Tracker Ten ACID Database Transactions

Windows Database Software

ACID Database Transactions

You often hear the term “ACID” to describe a database transaction. This term dates back to 1983 and is an acronym that describes four components that should be part of every database transaction: atomicity, consistency, isolation and durability. While these terms may seem complicated, they are actually quite easy to understand, as explained later in this article.

And understanding these principles is important. If you are compliant with these principles, and respect ACID properties you can ensure the integrity of data stored in your database even when unexpected errors and events (like power failures) occur. Following these principles is especially critical in banking and ecommerce applications and any applications where health and safety are involved, like air traffic control.

Storing data according to ACID principles is especially import not that big data is so valuable. In fact, back in 2017 the economist stated that data has become more valuable than oil! Accordingly, it is critical that data is reliably stored, eliminating the possible of corruption. And ACID principles apply to most modern relational database systems including SQL, MongoDB, PostgreSQL, MySQL on desktop systems, local network servers and cloud-based servers like Microsoft Azure and AWS (Amazon Web Services). In fact, most relational databases are built on ACID foundations.



Database Atomicity

A transaction in a database may be composed of several different operations. For example, if you log into your bank account and transfer money to another account, two main operations would be debit of your account and the credit of another account. Database Atomicity ensures that these operations are treated as a single transaction in a timely manner. And if any part of the transaction fails your database is left unchanged, ensuring that changes to a database are all or nothing. So, in other words every part of an operation needs to succeed before any changes are committed to your database. This means that if an error does occur, any changes made to the database as part of the transaction will be rolled back. Using the banking example, if your database didn’t offer atomicity, you could find yourself in a situation where money was debited out of your account, but it wasn’t credited to another account if the transaction failed in the middle of processing. Obviously, this is a situation you want to avoid.



Database Consistency

Database consistency ensures that all data entered in your database is valid. This means that all rules governing the data in your database are respected, and all data in your database can be relied on to be true. A very simple example of ensuring database consistency would be the storage of valid addresses. For example, you would never want to add Los Angeles as a city name, with Texas as the corresponding state, as this is not valid information. Please note you can also decide what is valid in your database based on your own business rules, business logic and your own constraints.

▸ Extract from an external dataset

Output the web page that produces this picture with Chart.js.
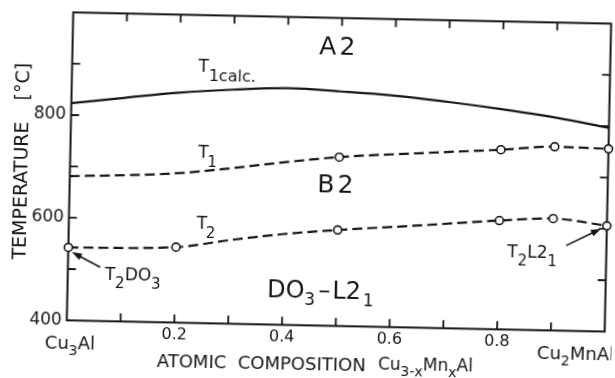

Consistency also ensures that information in your database is never left in a half-completed state. For example, if you are transferring money between back accounts, the database will never be in a state where the debit has been made, but the credit hasn’t.

Finally, in a consistent database all references will be valid. For example if one record points to another record, consistency ensures that the other record exists.



Database Isolation

Database isolation controls when other database users see changes made by other users. Part of the process in large scale database systems like SQL is locking data fields to prevent multiple people from attempting to modify data at the same time. Or in technical terms you want to prevent “race conditions”.

In a banking example, the importance of this principle is obvious. If a bill payment and a monetary transfer are initiated at the same time, the bank account needs to have enough money to fund both transactions. This means that both transactions need to be isolated from each other, so they both don’t try and debit the account at the same time (if the transactions were not isolated, there might not be enough funds in the account to complete both transactions).

Another application where database isolation is important is in ecommerce applications. If you have multiple people trying to buy the same item, you need to ensure that the transactions complete in order to ensure that stock is available for every purchaser.

There can also be different levels of isolation, depending on the database operation. For example, it could be perfectly valid to read database values at the same time, while updating values needs to occur in isolation. Using an appropriate isolation level for a transaction can increase system performance and reduce bottlenecks.



Data Durability

The final ACID principle is data durability. Durability in the context of a database simply means that changes made to the database are permanent. This means that all database changes need to be committed to “non-volatile” memory in a stable storage area. In non-volatile memory database changes are guaranteed to be saved even in the event of a power failure or other system related problem. Please note that classic in memory databases can not ensure data durability, since information is stored in volatile memory.





ACID in No SQL Databases

Generally speaking, No SQL database do not implement ACID principles. Implementing ACID can increase overhead, and it’s generally not needed in No SQL database where information is stored as independent documents, with limited scheme definitions, instead of independent relational structured tables. In a No SQL database, since an entire document is often saved and modified at the same time in a single transaction, a No SQL transaction may have significantly less steps than a relational database transaction. This architecture makes ACID compliance less import in a No SQL database.



ACID Principles in Tracker Ten

Our own desktop Tracker Ten database system automatically supports ACID transactions. When you make change to a Tracker Ten record, all information is saved at the same time. Tracker Ten fields also support consistency checks, ensuring that entered data is valid. Durability is also accomplished by saving your database to disk.